• Conversion Rate Optimisation

7th Jan 2015

6 min

The A/B Testing Process

The reams of data now available to digital marketers and strategists allows us to identify opportunities for optimisation, test theories and learn on an ongoing basis. Although our key focus at PRWD is optimising businesses digital offerings, the theories we use day to day to run successful optimisation programmes, can just as effectively be applied to offline channels.

When we talk about online optimisation at PRWD we are mainly talking about an A/B testing process. The theory behind conducting A/B tests is essentially to validate a hypothesis, taking away the guess work by allowing you to test your theory against the current state. The same methods can be applied to processes that take place offline. Multi-channel retailers are likely to have a website that they optimise, but why not replicate experimentation to print catalogues and advertisements, in store experiences and call centres. Each customer or potential customer touch point is an opportunity to test something new, gather data and learn about your customers.

Just as a visitor to your website is an opportunity to sell products, visits to your stores are too, however rather than interacting with your website, visitors to your store will be interacting with your space, your product and your staff. This presents a number of new opportunities to use techniques to increase sales. For example, finding out if you can increase shoppers average purchase value by placing certain items at the checkout with a prompt from the checkout staff. This could be done by conducting an experiment where half of your checkout staff ask the customer if they are interested in purchasing an additional item and pointing the items out while the other group do not. Average purchase value per employee could then be reviewed to assess if customers react better to being persuaded to purchase something or prefer being left to make their own decisions.

 

by Walmart, Flickr            Photo by Walmart, Flickr

 

Optimisation isn’t necessarily about increasing sales, it’s really about increasing ROI and that can be done in other ways than just getting more people to buy more stuff. Take call centre costs, optimising the processes involved in answering queries and resolving issues over the phone with the aim of reducing the amount of resource needed in your call centre, will have a positive impact on your businesses ROI. Testing the impact of implementing a script for your call centre employees to follow would allow you to assess the most effective approach. Using scripts may help employees to answer more calls per day, increasing the effectiveness of the call centre.

However, the reduced personality may have a negative effect on the customer’s feedback about the call and their overall perception of the company. This experiment could be conducted using A/B testing theory by randomly allocating each call centre employee a group; A (unscripted) or B (scripted). Each call received by each individual employee will then follow their allocated format.

 

Encore520_call_center_woman_closeup_22AUG14          Photo by plantronicsgermany, Flickr 

 

The key thing to get right with both on and offline optimisation is measurement. Defining what success looks like for offline optimisation efforts could be trickier than when analysing online experiments using tools such as Google Analytics.

Take the call centre example, how do we go about measuring the effectiveness of the two methods to assess the best option for your business? Measuring the number of calls answered in a day in group A and group B would allow you to assess which of the methods was most effective. Depending on the sophistication of your systems this data may be something that can be pulled off relatively easily per employee, the numbers for each  could then be combined to reach the final call numbers for each group.

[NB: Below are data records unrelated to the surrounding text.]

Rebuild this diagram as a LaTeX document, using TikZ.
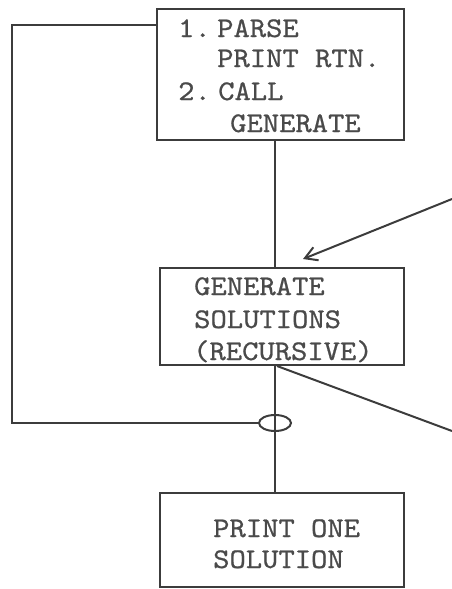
\documentclass[tikz,border=0pt]{standalone}
\usepackage{fontspec}
\newfontfamily\tw{lmmono10-regular}[Extension=.otf,FakeBold=0.7]
\usetikzlibrary{arrows.meta,shapes.geometric}
\definecolor{ink}{HTML}{3C3C3C}
\definecolor{txt}{HTML}{4A4A4A}
\begin{document}
\begin{tikzpicture}[x=1pt,y=-1pt,
  box/.style={draw=ink,line width=2.3pt,rectangle,inner sep=0pt},
  lbl/.style={anchor=base west,inner sep=0pt,xscale=1.09,font=\tw\fontsize{28.5}{30}\selectfont,text=txt},
  ln/.style={draw=ink,line width=2pt}]
\useasboundingbox (0,0) rectangle (452,589);
% boxes
\node[box,minimum width=247pt,minimum height=131pt] (top) at (280.5,74.5) {};
\node[box,minimum width=244pt,minimum height=97pt] (gen) at (282,316.5) {};
\node[box,minimum width=244pt,minimum height=94pt] (pr) at (282,540) {};
% texts
\node[lbl] (t1) at (178,37) {1.};
\node[lbl] (t1b) at (217,37) {PARSE};
\node[lbl] (t2) at (217,67) {PRINT RTN.};
\node[lbl] (t3) at (178,100) {2.};
\node[lbl] (t3b) at (218,100) {CALL};
\node[lbl] (t4) at (230,132) {GENERATE};
\node[lbl] (g1) at (194,295) {GENERATE};
\node[lbl] (g2) at (194,328) {SOLUTIONS};
\node[lbl] (g3) at (193,360) {(RECURSIVE)};
\node[lbl] (p1) at (213,537) {PRINT ONE};
\node[lbl] (p2) at (213,568) {SOLUTION};
% oval junction
\coordinate (j) at (275,423);
\node[draw=ink,line width=2pt,ellipse,minimum width=32pt,minimum height=16pt,inner sep=0pt] (ov) at (j) {};
% connectors
\draw[ln] (top.south -| j) -- (gen.north -| j);
\draw[ln] (gen.south -| j) -- (pr.north -| j);
\coordinate (lt) at (12,25);
\draw[ln] (top.west |- lt) -- (lt) -- (lt |- ov) -- (ov.west);
\coordinate (a0) at (452,199);
\coordinate (a1) at (303,259);
\draw[ln,-{Straight Barb[length=12pt,width=14pt,line width=2pt]}] (a0) -- (a1);
\coordinate (d0) at (277,366);
\coordinate (d1) at (452,431);
\draw[ln] (d0) -- (d1);
\end{tikzpicture}
\end{document}
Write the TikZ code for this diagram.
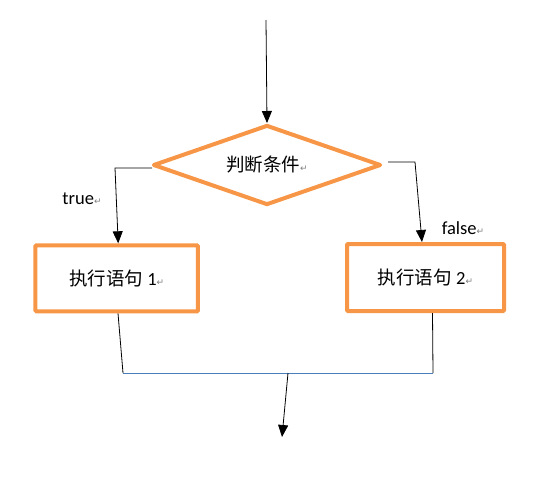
\documentclass[tikz,border=0pt]{standalone}
\usepackage{fontspec}
\setmainfont{Carlito}
\newfontfamily\cjk{Noto Sans CJK SC}
\newfontfamily\dvs{DejaVu Sans}
\usetikzlibrary{shapes.geometric,arrows.meta}
\definecolor{orng}{HTML}{F79646}
\definecolor{bline}{HTML}{4A7EBB}
\newcommand{\retmark}{{\dvs\fontsize{9}{9}\selectfont\textcolor{gray}{↵}}}
\newcommand{\cn}[1]{{\cjk\fontsize{18.5}{20}\selectfont #1}}
\begin{document}
\begin{tikzpicture}[x=1pt,y=-1pt,
  decision/.style={diamond, draw=orng, line width=4pt, aspect=2.85, minimum width=228pt, minimum height=80pt, inner sep=0pt, line join=round},
  stepbox/.style={rectangle, draw=orng, line width=4pt, inner sep=0pt, rounded corners=1pt},
  conn/.style={draw=black, line width=0.8pt},
  arr/.style={conn, -{Triangle[width=10pt,length=12pt]}},
  lbl/.style={font=\fontsize{18.5}{20}\selectfont, inner sep=0pt},
  every node/.style={font=\fontsize{18.5}{20}\selectfont}]
\useasboundingbox (0,0) rectangle (535,477);
\node[decision] (dec) at (267,165) {\cn{判断条件}\retmark};
\node[stepbox, minimum width=162.5pt, minimum height=66pt] (box1) at (116.7,278.3) {\cn{执行语句} 1\retmark};
\node[stepbox, minimum width=157pt, minimum height=67pt] (box2) at (425.5,277.5) {\cn{执行语句} 2\retmark};
\node[lbl] (t) at (82,199) {true\retmark};
\node[lbl] (f) at (463,228) {false\retmark};
\coordinate (top) at (266,20);
\coordinate (lA) at (152,168);
\coordinate (lB) at (115,168);
\coordinate (rA) at (388,162);
\coordinate (rB) at (415,162);
\coordinate (j1) at (123,373);
\coordinate (j2) at (433,373);
\coordinate (jm) at (288,373);
\coordinate (endp) at (282,437);
\draw[arr] (top) -- (dec.north);
\draw[arr] (lA) -- (lB) -- ([xshift=1.5pt]box1.north);
\draw[arr] (rA) -- (rB) -- ([xshift=-3.5pt]box2.north);
\draw[conn] ([xshift=1.3pt]box1.south) -- (j1);
\draw[conn] ([xshift=7pt]box2.south) -- (j2);
\draw[bline, line width=0.8pt] (j1) -- (j2);
\draw[arr] (jm) -- (endp);
\end{tikzpicture}
\end{document}
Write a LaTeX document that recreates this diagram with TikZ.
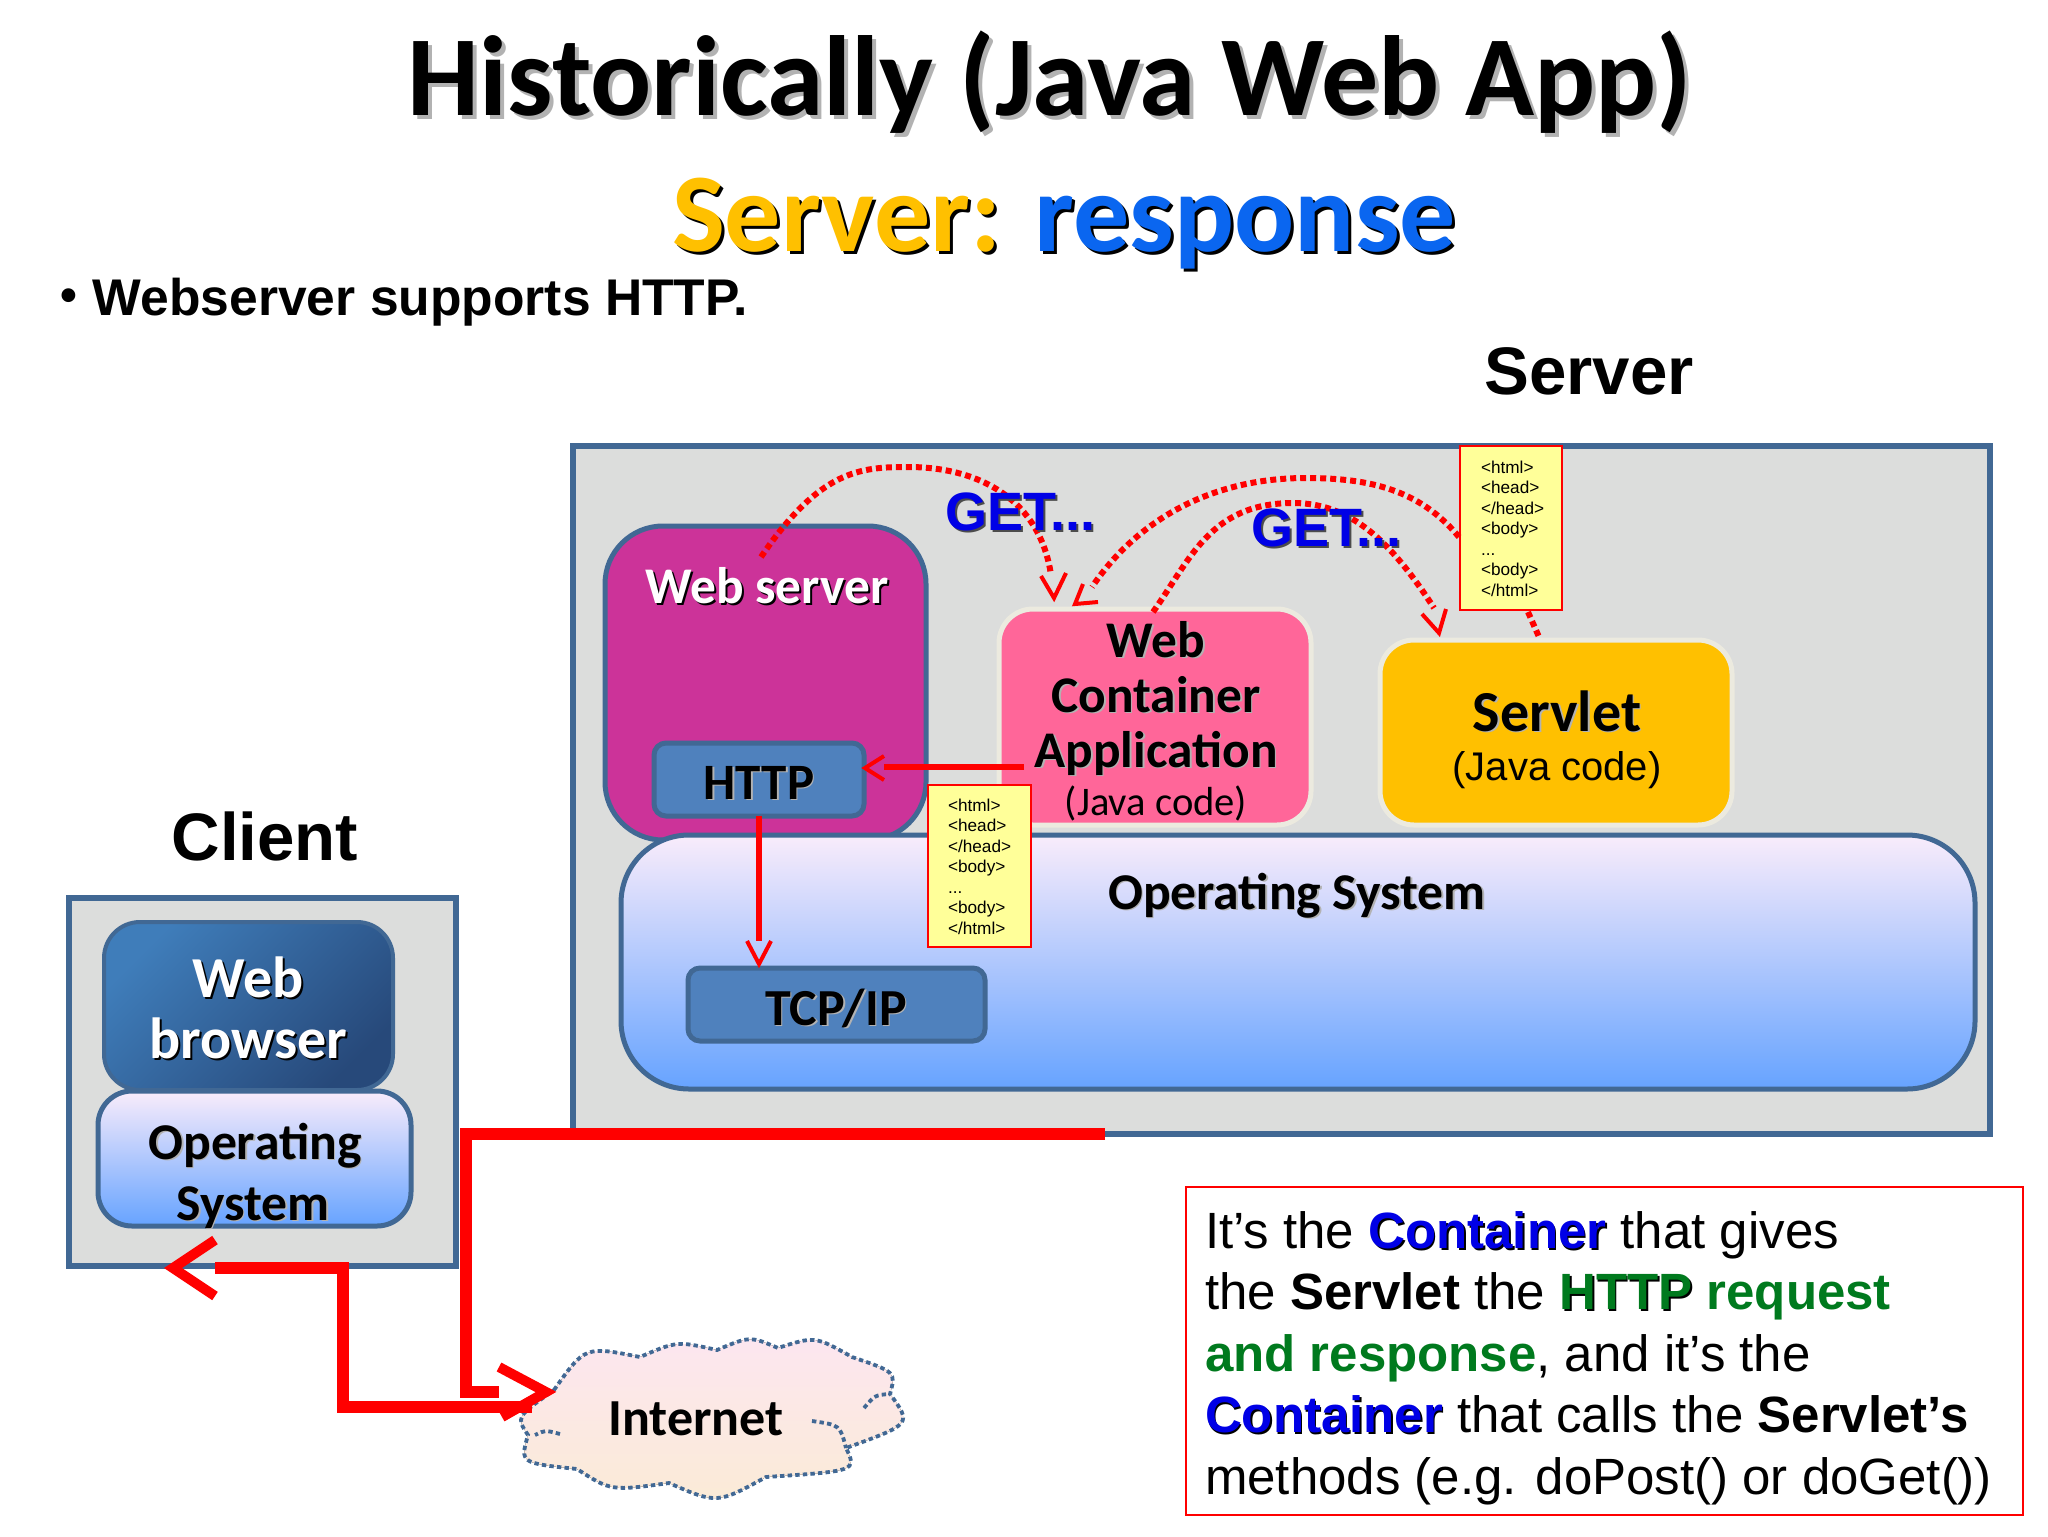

But how do we measure how the method used affected the customer experience and their perception of the company? Conducting customer satisfaction research by using a post call satisfaction survey will provide insights about the method used by the employee to answer the customers query. Asking customers at the start of the call if they would be happy to take part in the survey once their query has been dealt with should help to gather enough responses to ensure the results are statistically significant.

Just like online satisfaction surveys, phone surveys should be kept short and sweet. It is also important to consider how you are going to use the data when constructing your questions. Asking customers to rate their experience on a scale 1-10 will provide you with quantitative data that you can easily benchmark against the data for the other group. Asking open questions will help you understand the specific reasons for a customer’s positive or negative experience. However analysis of this qualitative data could be open to interpretation and would be more effectively used to highlight opportunities for further improvement within each method than assessing the impact of the experiment.

A final consideration is that the nature of offline optimisation means that your employees play an integral part in conducting the experiments as more often than not the experiments will have an effect on how they go about their day to day jobs. The first step in ensuring success in replicating traditional ab testing processes offline, is explaining to your staff, not only what they will be required to do, but also why. Rather than explaining what they have to do differently, getting them on board with optimisation by providing them with some training or getting them involved in a workshop early on will ensure they are on board with your plans. Gathering some of their ideas for improvement and optimisation will also help to make them feel included and since these are the people dealing with customers on a day to day basis, their ideas are likely to be gold dust.

Three key points to follow when conducting an offline A/B testing process

  1. Take measures to ensure the control and variation are maintained consistently throughout the experiment, since offline optimisation is more reliant on your team, human error and interpretation could come into play and could affect the validity of your efforts.
  2.  Plan how you are going to measure the experiment early on and put in place any necessary new procedures to ensure you have good quality data at the end of the experiment.
  3.  Just as with online optimisation, we would recommend ensuring any experiment runs for at least two business cycles, reaches at least 300 conversions in each group and most importantly, achieves statistical significance.